▽
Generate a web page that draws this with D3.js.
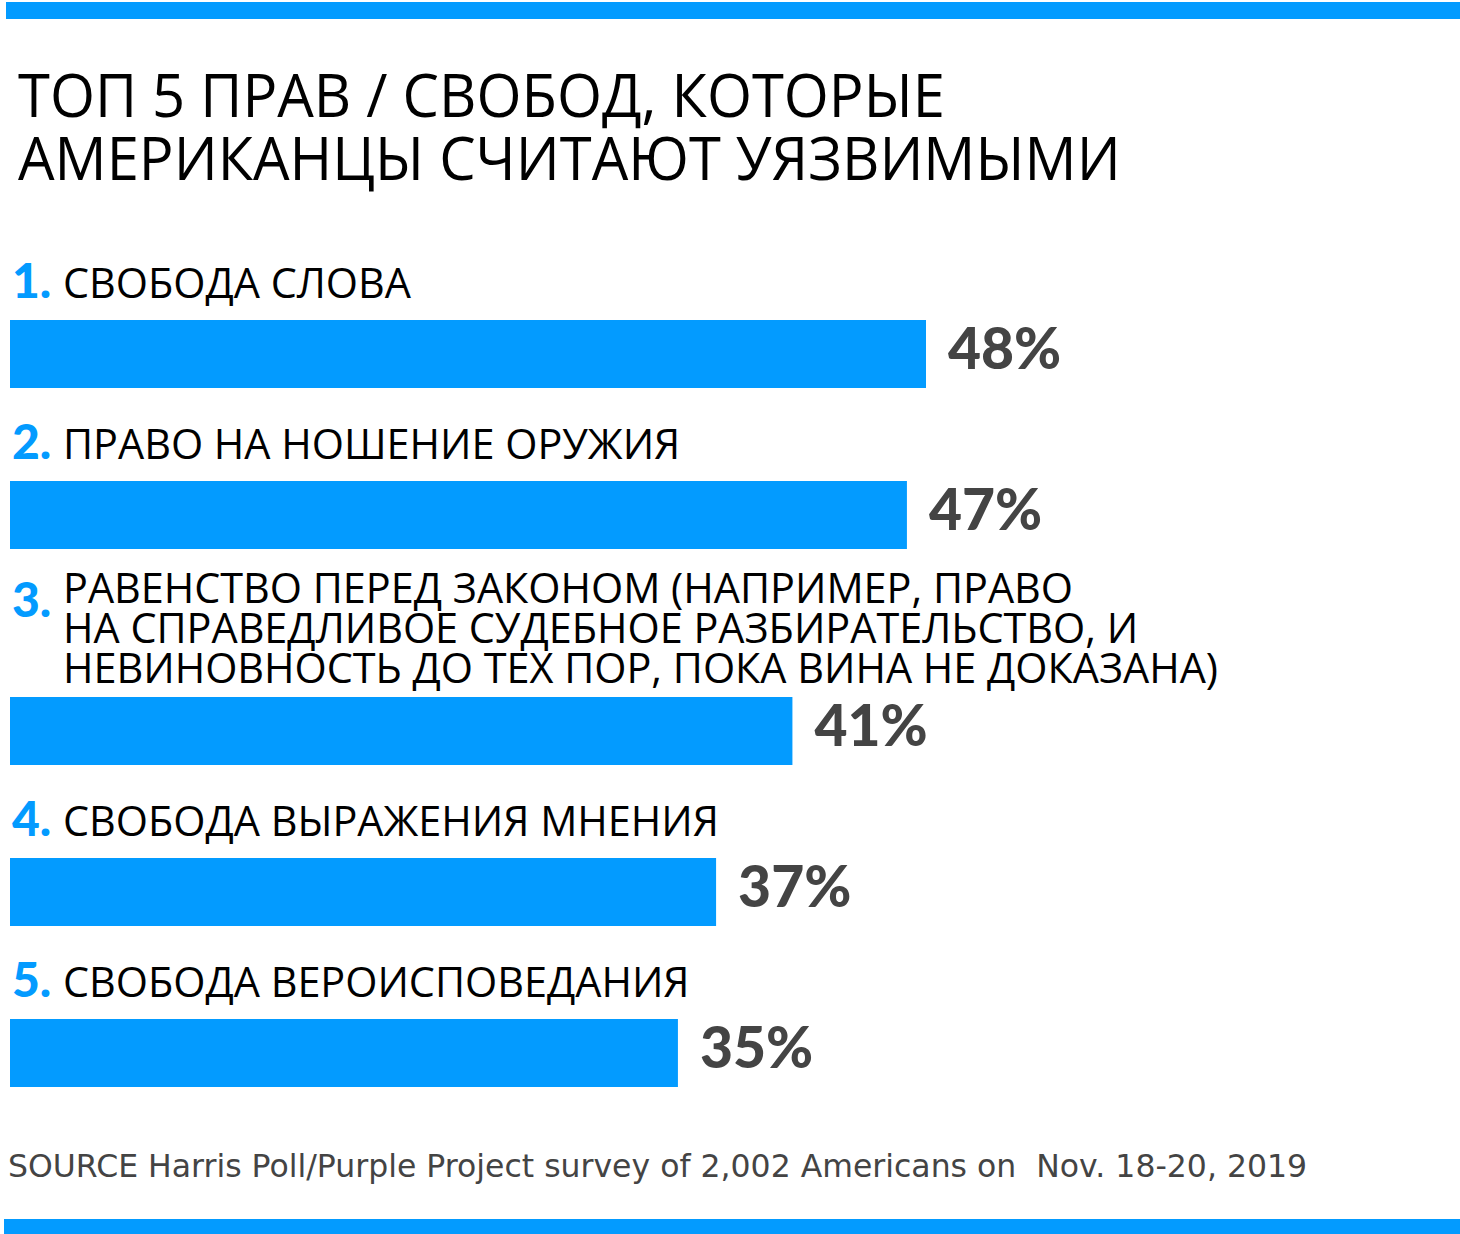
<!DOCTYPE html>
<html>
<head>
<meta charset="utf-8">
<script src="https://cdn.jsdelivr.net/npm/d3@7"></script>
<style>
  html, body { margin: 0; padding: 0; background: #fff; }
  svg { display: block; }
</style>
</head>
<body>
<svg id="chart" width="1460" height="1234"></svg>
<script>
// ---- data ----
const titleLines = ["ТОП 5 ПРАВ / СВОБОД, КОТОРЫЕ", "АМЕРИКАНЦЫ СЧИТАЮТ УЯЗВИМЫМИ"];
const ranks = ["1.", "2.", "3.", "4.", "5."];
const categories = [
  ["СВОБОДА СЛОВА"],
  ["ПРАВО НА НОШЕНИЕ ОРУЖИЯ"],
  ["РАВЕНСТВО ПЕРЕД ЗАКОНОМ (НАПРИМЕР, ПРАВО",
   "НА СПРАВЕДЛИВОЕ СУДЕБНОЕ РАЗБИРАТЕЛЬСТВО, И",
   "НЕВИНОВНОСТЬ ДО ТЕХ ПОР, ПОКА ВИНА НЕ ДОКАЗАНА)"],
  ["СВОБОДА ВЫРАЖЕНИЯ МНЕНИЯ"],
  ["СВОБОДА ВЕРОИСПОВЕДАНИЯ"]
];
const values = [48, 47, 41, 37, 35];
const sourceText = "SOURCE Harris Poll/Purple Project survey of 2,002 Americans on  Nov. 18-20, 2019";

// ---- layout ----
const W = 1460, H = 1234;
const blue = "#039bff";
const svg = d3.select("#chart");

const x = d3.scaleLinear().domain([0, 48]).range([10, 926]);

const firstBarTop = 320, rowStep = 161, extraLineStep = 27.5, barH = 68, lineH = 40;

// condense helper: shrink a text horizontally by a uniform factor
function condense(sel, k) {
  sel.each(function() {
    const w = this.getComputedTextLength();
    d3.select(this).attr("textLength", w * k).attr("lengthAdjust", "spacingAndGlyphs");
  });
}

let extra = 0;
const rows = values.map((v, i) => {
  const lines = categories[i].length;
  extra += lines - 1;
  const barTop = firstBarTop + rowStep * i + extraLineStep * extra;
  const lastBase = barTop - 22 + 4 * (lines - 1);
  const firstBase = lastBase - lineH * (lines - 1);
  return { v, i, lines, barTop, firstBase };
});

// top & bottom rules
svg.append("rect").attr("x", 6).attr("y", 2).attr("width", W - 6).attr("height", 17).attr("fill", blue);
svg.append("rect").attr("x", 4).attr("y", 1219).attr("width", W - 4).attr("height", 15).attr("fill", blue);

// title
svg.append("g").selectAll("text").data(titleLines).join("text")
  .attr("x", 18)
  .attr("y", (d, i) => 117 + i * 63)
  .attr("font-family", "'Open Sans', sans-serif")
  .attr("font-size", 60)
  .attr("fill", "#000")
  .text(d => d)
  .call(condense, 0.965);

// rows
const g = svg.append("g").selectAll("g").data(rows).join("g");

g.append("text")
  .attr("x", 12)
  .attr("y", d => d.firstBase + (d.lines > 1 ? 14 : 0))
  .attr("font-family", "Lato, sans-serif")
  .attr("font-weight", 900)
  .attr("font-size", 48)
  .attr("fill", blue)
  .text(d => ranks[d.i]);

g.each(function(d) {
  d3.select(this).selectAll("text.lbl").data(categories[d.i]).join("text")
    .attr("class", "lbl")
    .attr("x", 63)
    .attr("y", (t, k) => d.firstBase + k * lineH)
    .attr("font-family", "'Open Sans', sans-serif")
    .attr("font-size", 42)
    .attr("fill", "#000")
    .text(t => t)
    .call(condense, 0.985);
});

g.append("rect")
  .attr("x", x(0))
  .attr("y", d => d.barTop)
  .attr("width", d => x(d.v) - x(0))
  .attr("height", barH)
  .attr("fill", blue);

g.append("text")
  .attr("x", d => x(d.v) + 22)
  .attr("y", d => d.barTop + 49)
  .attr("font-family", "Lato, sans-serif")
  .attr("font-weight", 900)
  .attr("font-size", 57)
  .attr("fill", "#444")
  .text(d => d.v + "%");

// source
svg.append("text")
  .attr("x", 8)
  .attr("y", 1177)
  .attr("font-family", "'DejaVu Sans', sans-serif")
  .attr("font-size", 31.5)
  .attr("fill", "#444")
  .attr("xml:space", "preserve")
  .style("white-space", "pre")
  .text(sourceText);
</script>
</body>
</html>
△
## EXERCISE GOAL
Quote the material word for word, dropping any images it holds.

## RESULT OF THE EXERCISE
Generate a web page that draws this with D3.js.
<!DOCTYPE html>
<html>
<head>
<meta charset="utf-8">
<script src="https://cdn.jsdelivr.net/npm/d3@7"></script>
<style>
  html, body { margin: 0; padding: 0; background: #fff; }
  svg { display: block; }
</style>
</head>
<body>
<svg id="chart" width="1460" height="1234"></svg>
<script>
// ---- data ----
const titleLines = ["ТОП 5 ПРАВ / СВОБОД, КОТОРЫЕ", "АМЕРИКАНЦЫ СЧИТАЮТ УЯЗВИМЫМИ"];
const ranks = ["1.", "2.", "3.", "4.", "5."];
const categories = [
  ["СВОБОДА СЛОВА"],
  ["ПРАВО НА НОШЕНИЕ ОРУЖИЯ"],
  ["РАВЕНСТВО ПЕРЕД ЗАКОНОМ (НАПРИМЕР, ПРАВО",
   "НА СПРАВЕДЛИВОЕ СУДЕБНОЕ РАЗБИРАТЕЛЬСТВО, И",
   "НЕВИНОВНОСТЬ ДО ТЕХ ПОР, ПОКА ВИНА НЕ ДОКАЗАНА)"],
  ["СВОБОДА ВЫРАЖЕНИЯ МНЕНИЯ"],
  ["СВОБОДА ВЕРОИСПОВЕДАНИЯ"]
];
const values = [48, 47, 41, 37, 35];
const sourceText = "SOURCE Harris Poll/Purple Project survey of 2,002 Americans on  Nov. 18-20, 2019";

// ---- layout ----
const W = 1460, H = 1234;
const blue = "#039bff";
const svg = d3.select("#chart");

const x = d3.scaleLinear().domain([0, 48]).range([10, 926]);

const firstBarTop = 320, rowStep = 161, extraLineStep = 27.5, barH = 68, lineH = 40;

// condense helper: shrink a text horizontally by a uniform factor
function condense(sel, k) {
  sel.each(function() {
    const w = this.getComputedTextLength();
    d3.select(this).attr("textLength", w * k).attr("lengthAdjust", "spacingAndGlyphs");
  });
}

let extra = 0;
const rows = values.map((v, i) => {
  const lines = categories[i].length;
  extra += lines - 1;
  const barTop = firstBarTop + rowStep * i + extraLineStep * extra;
  const lastBase = barTop - 22 + 4 * (lines - 1);
  const firstBase = lastBase - lineH * (lines - 1);
  return { v, i, lines, barTop, firstBase };
});

// top & bottom rules
svg.append("rect").attr("x", 6).attr("y", 2).attr("width", W - 6).attr("height", 17).attr("fill", blue);
svg.append("rect").attr("x", 4).attr("y", 1219).attr("width", W - 4).attr("height", 15).attr("fill", blue);

// title
svg.append("g").selectAll("text").data(titleLines).join("text")
  .attr("x", 18)
  .attr("y", (d, i) => 117 + i * 63)
  .attr("font-family", "'Open Sans', sans-serif")
  .attr("font-size", 60)
  .attr("fill", "#000")
  .text(d => d)
  .call(condense, 0.965);

// rows
const g = svg.append("g").selectAll("g").data(rows).join("g");

g.append("text")
  .attr("x", 12)
  .attr("y", d => d.firstBase + (d.lines > 1 ? 14 : 0))
  .attr("font-family", "Lato, sans-serif")
  .attr("font-weight", 900)
  .attr("font-size", 48)
  .attr("fill", blue)
  .text(d => ranks[d.i]);

g.each(function(d) {
  d3.select(this).selectAll("text.lbl").data(categories[d.i]).join("text")
    .attr("class", "lbl")
    .attr("x", 63)
    .attr("y", (t, k) => d.firstBase + k * lineH)
    .attr("font-family", "'Open Sans', sans-serif")
    .attr("font-size", 42)
    .attr("fill", "#000")
    .text(t => t)
    .call(condense, 0.985);
});

g.append("rect")
  .attr("x", x(0))
  .attr("y", d => d.barTop)
  .attr("width", d => x(d.v) - x(0))
  .attr("height", barH)
  .attr("fill", blue);

g.append("text")
  .attr("x", d => x(d.v) + 22)
  .attr("y", d => d.barTop + 49)
  .attr("font-family", "Lato, sans-serif")
  .attr("font-weight", 900)
  .attr("font-size", 57)
  .attr("fill", "#444")
  .text(d => d.v + "%");

// source
svg.append("text")
  .attr("x", 8)
  .attr("y", 1177)
  .attr("font-family", "'DejaVu Sans', sans-serif")
  .attr("font-size", 31.5)
  .attr("fill", "#444")
  .attr("xml:space", "preserve")
  .style("white-space", "pre")
  .text(sourceText);
</script>
</body>
</html>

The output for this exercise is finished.